Pero opté por ir caminando al Parlamento, que no está muy lejos y, ahora sí,
comer el dichoso hot dog que, creeme, es lo más delicioso que he probado en mi
raquítica vida. De las cosas que contanto entusiasmo quería hacer, fue lo único
que logré. El hot dog. ¡Pero qué hot dog!
Con la pancita
llena y el corazón descontento, regresé al Chinatown. Miguel y Julio ya me
esperaban y ciertamente ellos habían también cenado en otro lugar. Los muy
méndigos. Buscamos un buen bar y nos contamos nuestro día, ellos más bien
turistearon.
Ya en el hotel,
abrí la ventana de nuestro cuarto. Toronto de noche. Mi segunda ciudad. Llena
de fantasmas. De pasado. De recuerdos y memorias. Llena de Inma. Llena de
Bukowski. Impresionantemente llena de Inma y de Bukowski. Nilgún, Irfan, Hassan…
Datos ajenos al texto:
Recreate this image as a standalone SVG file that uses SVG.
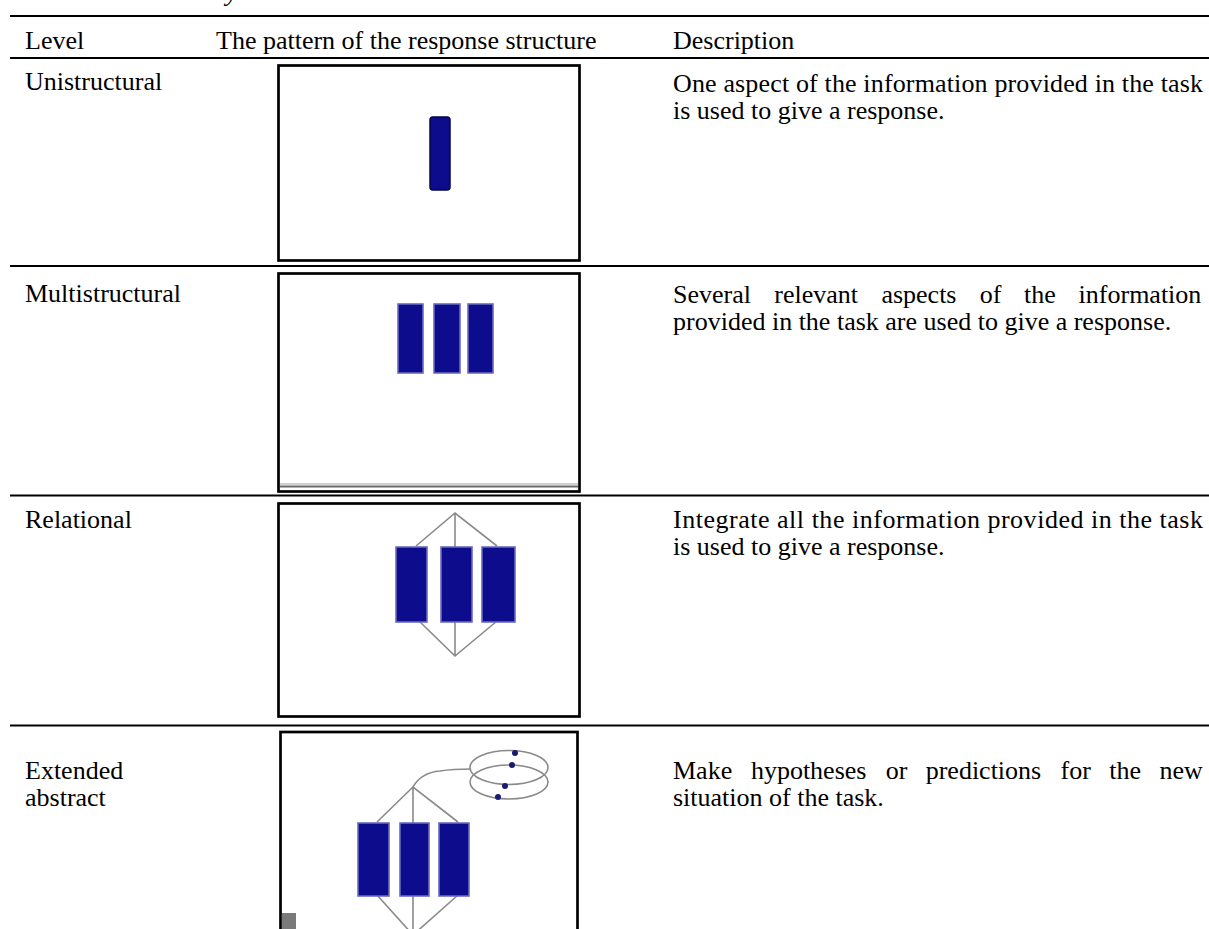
<svg xmlns="http://www.w3.org/2000/svg" width="1209" height="929" viewBox="0 0 1209 929">
<style>
text{font-family:"Liberation Serif","Times New Roman",serif;font-size:26px;fill:#000}
.rule{stroke:#000;stroke-width:2.2}
.frame{fill:#fff;stroke:#000;stroke-width:2.7}
.bar{fill:#0c0c8c;stroke:#6a6ac0;stroke-width:1.6}
.link{fill:none;stroke:#8a8a8a;stroke-width:1.6}
.dot{fill:#1a1a70}
</style>
<rect x="0" y="0" width="1209" height="929" fill="#fff"/>
<text x="226" y="1" style="font-style:italic">y</text>
<g id="rules">
<line class="rule" x1="10" y1="16" x2="1209" y2="16"/>
<line class="rule" x1="10" y1="58" x2="1209" y2="58"/>
<line class="rule" x1="10" y1="266" x2="1209" y2="266"/>
<line class="rule" x1="10" y1="495.5" x2="1209" y2="495.5"/>
<line class="rule" x1="10" y1="725.5" x2="1209" y2="725.5"/>
</g>
<g id="header">
<text x="25" y="49">Level</text>
<text x="216" y="49">The pattern of the response structure</text>
<text x="673" y="49">Description</text>
</g>
<g id="row-unistructural">
<text x="25" y="90">Unistructural</text>
<rect class="frame" x="278.5" y="65.5" width="301" height="195"/>
<rect x="430" y="117" width="20" height="73" rx="3" fill="#0c0c8c" stroke="#06064a" stroke-width="1.5"/>
<text x="673" y="92" textLength="530" lengthAdjust="spacing">One aspect of the information provided in the task</text>
<text x="673" y="119">is used to give a response.</text>
</g>
<g id="row-multistructural">
<text x="25" y="302">Multistructural</text>
<rect class="frame" x="278.5" y="273.5" width="301" height="218"/>
<line x1="280" y1="484" x2="578" y2="484" stroke="#c0c0c0" stroke-width="1.5"/>
<line x1="280" y1="486.5" x2="578" y2="486.5" stroke="#6a6a6a" stroke-width="2"/>
<rect class="bar" x="398" y="304" width="25" height="69"/>
<rect class="bar" x="434" y="304" width="26" height="69"/>
<rect class="bar" x="468" y="304" width="25" height="69"/>
<text y="303"><tspan x="673">Several</tspan><tspan x="774.3">relevant</tspan><tspan x="881.4">aspects</tspan><tspan x="979.8">of</tspan><tspan x="1024.1">the</tspan><tspan x="1078.6">information</tspan></text>
<text x="673" y="330">provided in the task are used to give a response.</text>
</g>
<g id="row-relational">
<text x="25" y="528">Relational</text>
<rect class="frame" x="278.5" y="503.5" width="301" height="213"/>
<path class="link" d="M416 546 L455 513 L497 546 M455 513 L455 548 M419 621 L455 656 L497 621 M455 622 L455 656"/>
<rect class="bar" x="396" y="547" width="31" height="75"/>
<rect class="bar" x="441" y="547" width="31" height="75"/>
<rect class="bar" x="482" y="547" width="33" height="75"/>
<text x="673" y="528" textLength="530" lengthAdjust="spacing">Integrate all the information provided in the task</text>
<text x="673" y="555">is used to give a response.</text>
</g>
<g id="row-extended-abstract">
<text x="25" y="779">Extended</text>
<text x="25" y="806">abstract</text>
<rect class="frame" x="280.5" y="732" width="297" height="210"/>
<path class="link" d="M377 822 L413 787 L458 822 M413 787 L413 823 M377 895 L413 935 L458 895 M413 896 L413 935"/>
<path class="link" d="M413 787 C418 778 428 772 440 771 C452 769 462 769 471 769"/>
<ellipse class="link" cx="509" cy="767.5" rx="39" ry="17"/>
<ellipse class="link" cx="509" cy="782" rx="39" ry="17"/>
<circle class="dot" cx="515" cy="753" r="3"/>
<circle class="dot" cx="512" cy="765" r="3"/>
<circle class="dot" cx="505" cy="786" r="3"/>
<circle class="dot" cx="498" cy="797" r="3"/>
<rect class="bar" x="358" y="823" width="31" height="73"/>
<rect class="bar" x="400" y="823" width="29" height="73"/>
<rect class="bar" x="439" y="823" width="30" height="73"/>
<rect x="282" y="913" width="14" height="16" fill="#7a7a7a"/>
<text y="779"><tspan x="673">Make</tspan><tspan x="750.9">hypotheses</tspan><tspan x="885.8">or</tspan><tspan x="925.7">predictions</tspan><tspan x="1060.6">for</tspan><tspan x="1109.3">the</tspan><tspan x="1159.4">new</tspan></text>
<text x="673" y="806">situation of the task.</text>
</g>
</svg>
¿en dónde estarán? ¿Vivirán aquí o regresaron a su tierra? ¿Se acordarán alguna
vez de mi? ¿Quién, en esta inmesa ciudad, sabe que estoy aquí? Qué regresé. ¿Alguien
se imagina que me siento como me siento?
Toronto y sus
calles y sus tiendas y sus transportes públicos, todo tan mío y tan ajeno.
Bien dicen que
no regreses al lugar en el que fuiste feliz.